Stated exercise
Work through the data line by line, gathering every line that has the word "this".

Data supplied
▽

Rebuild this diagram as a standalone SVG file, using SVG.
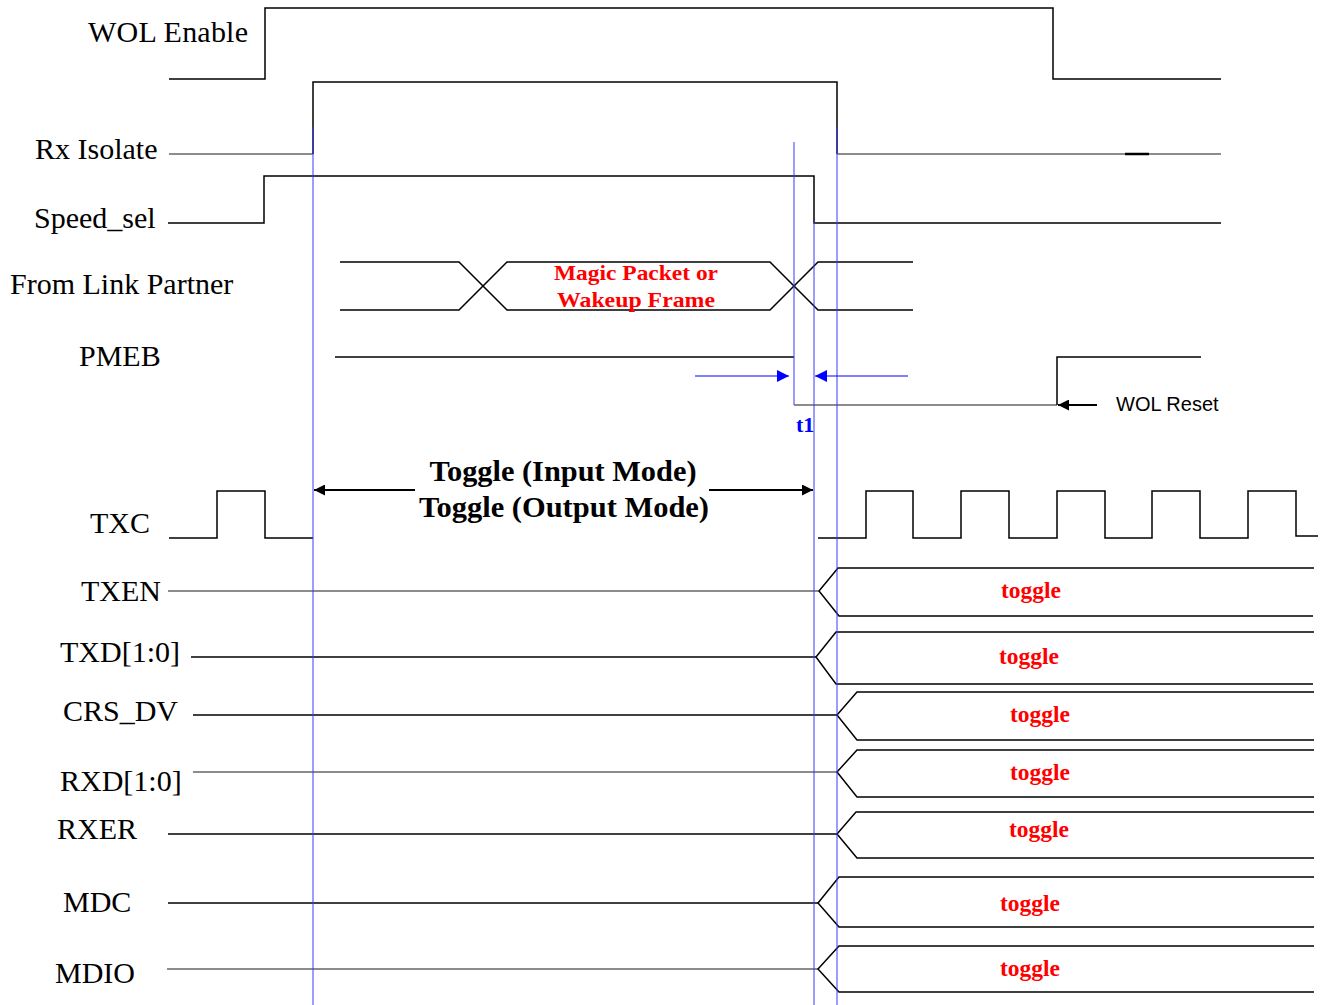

△
▽

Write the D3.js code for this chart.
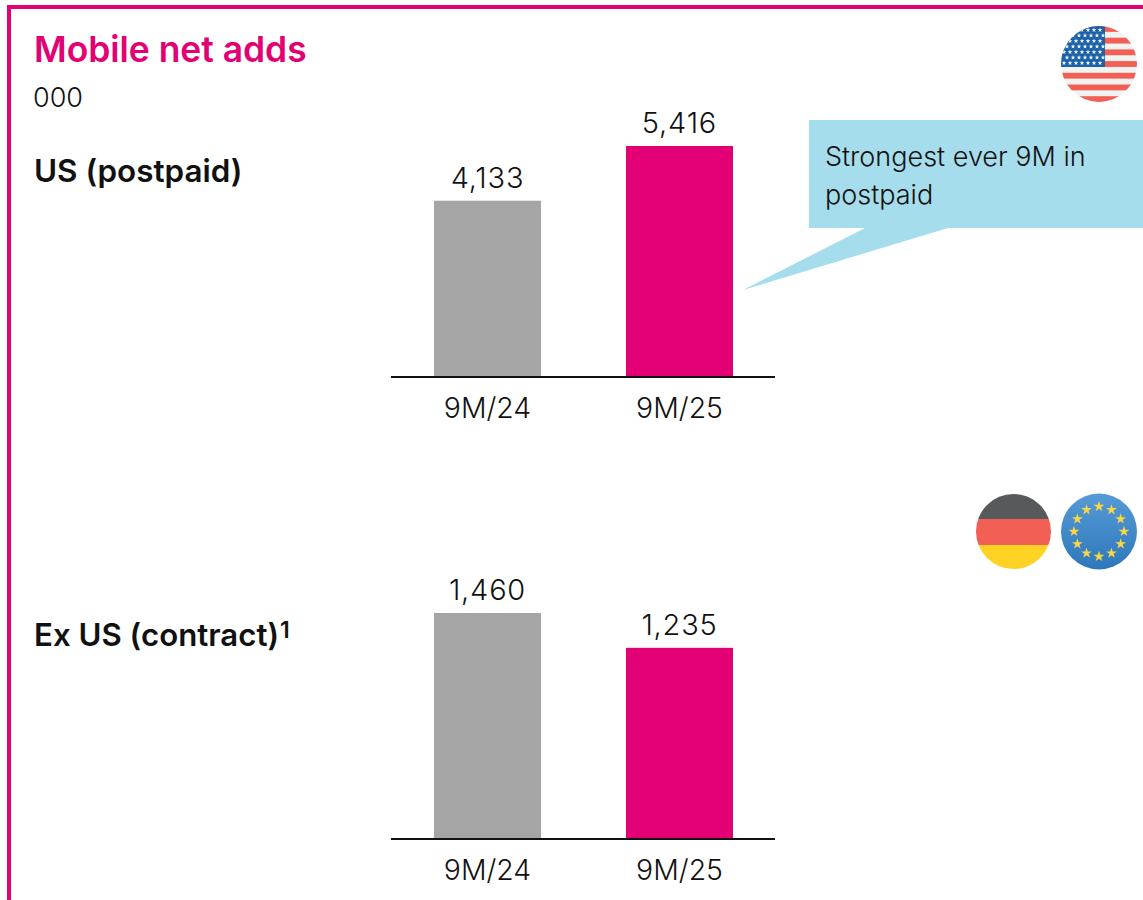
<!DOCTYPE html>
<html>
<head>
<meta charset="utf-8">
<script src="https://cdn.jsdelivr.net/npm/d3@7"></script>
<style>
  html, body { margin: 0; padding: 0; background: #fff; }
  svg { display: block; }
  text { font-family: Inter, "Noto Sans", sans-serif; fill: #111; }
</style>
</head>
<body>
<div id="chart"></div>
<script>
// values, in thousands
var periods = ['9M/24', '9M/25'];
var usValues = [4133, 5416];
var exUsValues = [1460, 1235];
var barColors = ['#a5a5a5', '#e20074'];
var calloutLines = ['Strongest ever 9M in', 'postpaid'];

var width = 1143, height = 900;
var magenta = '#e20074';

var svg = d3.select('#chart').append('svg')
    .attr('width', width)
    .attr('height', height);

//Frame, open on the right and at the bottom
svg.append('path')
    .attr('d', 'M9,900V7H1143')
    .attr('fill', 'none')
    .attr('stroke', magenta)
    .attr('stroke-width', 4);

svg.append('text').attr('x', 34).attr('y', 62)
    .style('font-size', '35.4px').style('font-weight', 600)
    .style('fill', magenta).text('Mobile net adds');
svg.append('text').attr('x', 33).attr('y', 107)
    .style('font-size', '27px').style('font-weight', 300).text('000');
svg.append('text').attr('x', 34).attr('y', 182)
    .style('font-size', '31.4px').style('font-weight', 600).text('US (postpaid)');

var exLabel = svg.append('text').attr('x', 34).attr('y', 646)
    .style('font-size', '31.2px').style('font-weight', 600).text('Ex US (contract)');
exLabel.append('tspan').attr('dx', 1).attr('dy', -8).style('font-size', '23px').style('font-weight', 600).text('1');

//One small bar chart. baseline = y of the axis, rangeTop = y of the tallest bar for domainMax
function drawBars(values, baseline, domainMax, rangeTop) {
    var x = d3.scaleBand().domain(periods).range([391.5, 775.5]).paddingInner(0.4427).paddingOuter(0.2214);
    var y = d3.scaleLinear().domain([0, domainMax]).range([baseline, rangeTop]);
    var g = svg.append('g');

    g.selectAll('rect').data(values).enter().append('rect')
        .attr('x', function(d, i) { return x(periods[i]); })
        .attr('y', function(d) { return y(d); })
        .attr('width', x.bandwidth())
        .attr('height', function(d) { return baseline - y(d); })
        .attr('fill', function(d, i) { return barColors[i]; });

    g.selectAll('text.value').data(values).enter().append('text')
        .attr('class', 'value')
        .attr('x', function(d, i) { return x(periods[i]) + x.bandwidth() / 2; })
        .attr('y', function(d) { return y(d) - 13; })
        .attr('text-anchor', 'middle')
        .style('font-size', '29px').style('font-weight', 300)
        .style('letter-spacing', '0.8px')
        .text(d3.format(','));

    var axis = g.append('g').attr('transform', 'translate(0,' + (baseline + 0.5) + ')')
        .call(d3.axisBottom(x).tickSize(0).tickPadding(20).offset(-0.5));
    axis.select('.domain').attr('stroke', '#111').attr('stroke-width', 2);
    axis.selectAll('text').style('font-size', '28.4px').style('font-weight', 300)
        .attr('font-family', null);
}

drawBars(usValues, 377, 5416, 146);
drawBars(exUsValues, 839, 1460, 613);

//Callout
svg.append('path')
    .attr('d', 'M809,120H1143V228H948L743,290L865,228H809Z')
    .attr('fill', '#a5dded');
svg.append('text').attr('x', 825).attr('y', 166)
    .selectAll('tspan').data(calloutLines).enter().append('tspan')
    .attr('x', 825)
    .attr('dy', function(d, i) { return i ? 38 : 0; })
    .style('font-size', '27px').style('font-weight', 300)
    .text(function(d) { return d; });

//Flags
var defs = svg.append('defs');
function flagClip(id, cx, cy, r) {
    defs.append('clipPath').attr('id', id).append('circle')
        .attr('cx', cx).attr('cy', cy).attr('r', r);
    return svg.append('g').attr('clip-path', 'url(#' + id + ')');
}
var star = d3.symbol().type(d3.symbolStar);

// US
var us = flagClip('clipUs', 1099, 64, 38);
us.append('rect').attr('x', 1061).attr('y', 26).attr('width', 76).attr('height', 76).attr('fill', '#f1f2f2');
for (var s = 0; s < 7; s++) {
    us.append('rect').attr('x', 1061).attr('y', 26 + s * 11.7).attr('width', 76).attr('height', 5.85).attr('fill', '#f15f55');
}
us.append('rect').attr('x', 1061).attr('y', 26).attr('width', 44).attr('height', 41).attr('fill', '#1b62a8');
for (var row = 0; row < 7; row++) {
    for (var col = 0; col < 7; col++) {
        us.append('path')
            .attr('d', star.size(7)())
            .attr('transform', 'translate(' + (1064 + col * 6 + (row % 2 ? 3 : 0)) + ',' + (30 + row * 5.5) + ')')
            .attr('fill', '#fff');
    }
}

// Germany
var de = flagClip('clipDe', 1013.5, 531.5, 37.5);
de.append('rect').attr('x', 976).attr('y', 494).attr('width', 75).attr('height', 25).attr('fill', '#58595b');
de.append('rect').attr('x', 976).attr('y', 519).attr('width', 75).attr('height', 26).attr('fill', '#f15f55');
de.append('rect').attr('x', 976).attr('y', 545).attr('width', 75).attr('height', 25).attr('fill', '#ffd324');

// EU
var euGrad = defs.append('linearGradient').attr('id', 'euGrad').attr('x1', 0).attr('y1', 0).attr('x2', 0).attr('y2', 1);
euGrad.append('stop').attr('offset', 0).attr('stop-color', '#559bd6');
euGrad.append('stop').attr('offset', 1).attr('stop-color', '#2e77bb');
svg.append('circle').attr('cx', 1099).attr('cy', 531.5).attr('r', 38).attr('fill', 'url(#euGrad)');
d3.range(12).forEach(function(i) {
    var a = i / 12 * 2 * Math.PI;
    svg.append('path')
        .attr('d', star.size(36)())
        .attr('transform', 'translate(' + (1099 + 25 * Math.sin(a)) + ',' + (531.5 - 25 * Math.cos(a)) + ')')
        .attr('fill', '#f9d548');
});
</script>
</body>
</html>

△

Response
Rebuild this diagram as a standalone SVG file, using SVG.
Write the D3.js code for this chart.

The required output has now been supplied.